Task brief:
Copy all of the material word for word, except for the pictures.

Data extract:
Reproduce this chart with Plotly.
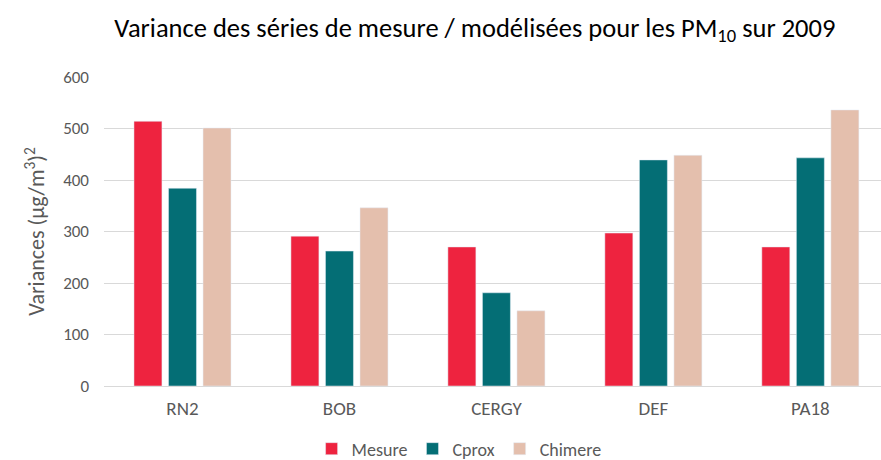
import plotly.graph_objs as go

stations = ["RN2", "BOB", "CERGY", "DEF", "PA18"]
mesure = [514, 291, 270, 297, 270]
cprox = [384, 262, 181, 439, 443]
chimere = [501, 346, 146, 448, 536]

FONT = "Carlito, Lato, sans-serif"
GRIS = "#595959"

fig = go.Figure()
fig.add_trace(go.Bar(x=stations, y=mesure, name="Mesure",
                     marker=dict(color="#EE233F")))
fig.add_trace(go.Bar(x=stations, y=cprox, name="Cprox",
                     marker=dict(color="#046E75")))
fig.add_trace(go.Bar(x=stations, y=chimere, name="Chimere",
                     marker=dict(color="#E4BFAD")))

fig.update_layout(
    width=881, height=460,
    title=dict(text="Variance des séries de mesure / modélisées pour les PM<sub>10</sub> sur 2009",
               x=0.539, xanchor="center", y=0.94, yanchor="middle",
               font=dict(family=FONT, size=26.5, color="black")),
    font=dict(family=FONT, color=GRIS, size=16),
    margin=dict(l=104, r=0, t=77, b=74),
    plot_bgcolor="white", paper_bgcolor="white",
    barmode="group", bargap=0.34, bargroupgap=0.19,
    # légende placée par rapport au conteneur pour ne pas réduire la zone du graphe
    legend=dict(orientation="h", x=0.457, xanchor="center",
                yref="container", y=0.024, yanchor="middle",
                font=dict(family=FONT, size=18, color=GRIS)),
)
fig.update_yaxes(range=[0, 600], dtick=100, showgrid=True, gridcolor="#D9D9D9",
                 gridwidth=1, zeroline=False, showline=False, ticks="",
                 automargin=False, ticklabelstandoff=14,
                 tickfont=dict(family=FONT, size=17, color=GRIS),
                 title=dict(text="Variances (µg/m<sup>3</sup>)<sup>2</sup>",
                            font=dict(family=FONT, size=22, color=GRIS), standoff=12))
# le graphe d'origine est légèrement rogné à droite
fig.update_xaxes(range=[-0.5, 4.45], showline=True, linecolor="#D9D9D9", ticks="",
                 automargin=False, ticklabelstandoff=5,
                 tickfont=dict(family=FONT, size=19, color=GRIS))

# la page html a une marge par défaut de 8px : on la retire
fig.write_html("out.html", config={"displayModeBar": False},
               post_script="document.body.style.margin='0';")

Answer to the task:
Reproduce this chart with Plotly.
import plotly.graph_objs as go

stations = ["RN2", "BOB", "CERGY", "DEF", "PA18"]
mesure = [514, 291, 270, 297, 270]
cprox = [384, 262, 181, 439, 443]
chimere = [501, 346, 146, 448, 536]

FONT = "Carlito, Lato, sans-serif"
GRIS = "#595959"

fig = go.Figure()
fig.add_trace(go.Bar(x=stations, y=mesure, name="Mesure",
                     marker=dict(color="#EE233F")))
fig.add_trace(go.Bar(x=stations, y=cprox, name="Cprox",
                     marker=dict(color="#046E75")))
fig.add_trace(go.Bar(x=stations, y=chimere, name="Chimere",
                     marker=dict(color="#E4BFAD")))

fig.update_layout(
    width=881, height=460,
    title=dict(text="Variance des séries de mesure / modélisées pour les PM<sub>10</sub> sur 2009",
               x=0.539, xanchor="center", y=0.94, yanchor="middle",
               font=dict(family=FONT, size=26.5, color="black")),
    font=dict(family=FONT, color=GRIS, size=16),
    margin=dict(l=104, r=0, t=77, b=74),
    plot_bgcolor="white", paper_bgcolor="white",
    barmode="group", bargap=0.34, bargroupgap=0.19,
    # légende placée par rapport au conteneur pour ne pas réduire la zone du graphe
    legend=dict(orientation="h", x=0.457, xanchor="center",
                yref="container", y=0.024, yanchor="middle",
                font=dict(family=FONT, size=18, color=GRIS)),
)
fig.update_yaxes(range=[0, 600], dtick=100, showgrid=True, gridcolor="#D9D9D9",
                 gridwidth=1, zeroline=False, showline=False, ticks="",
                 automargin=False, ticklabelstandoff=14,
                 tickfont=dict(family=FONT, size=17, color=GRIS),
                 title=dict(text="Variances (µg/m<sup>3</sup>)<sup>2</sup>",
                            font=dict(family=FONT, size=22, color=GRIS), standoff=12))
# le graphe d'origine est légèrement rogné à droite
fig.update_xaxes(range=[-0.5, 4.45], showline=True, linecolor="#D9D9D9", ticks="",
                 automargin=False, ticklabelstandoff=5,
                 tickfont=dict(family=FONT, size=19, color=GRIS))

# la page html a une marge par défaut de 8px : on la retire
fig.write_html("out.html", config={"displayModeBar": False},
               post_script="document.body.style.margin='0';")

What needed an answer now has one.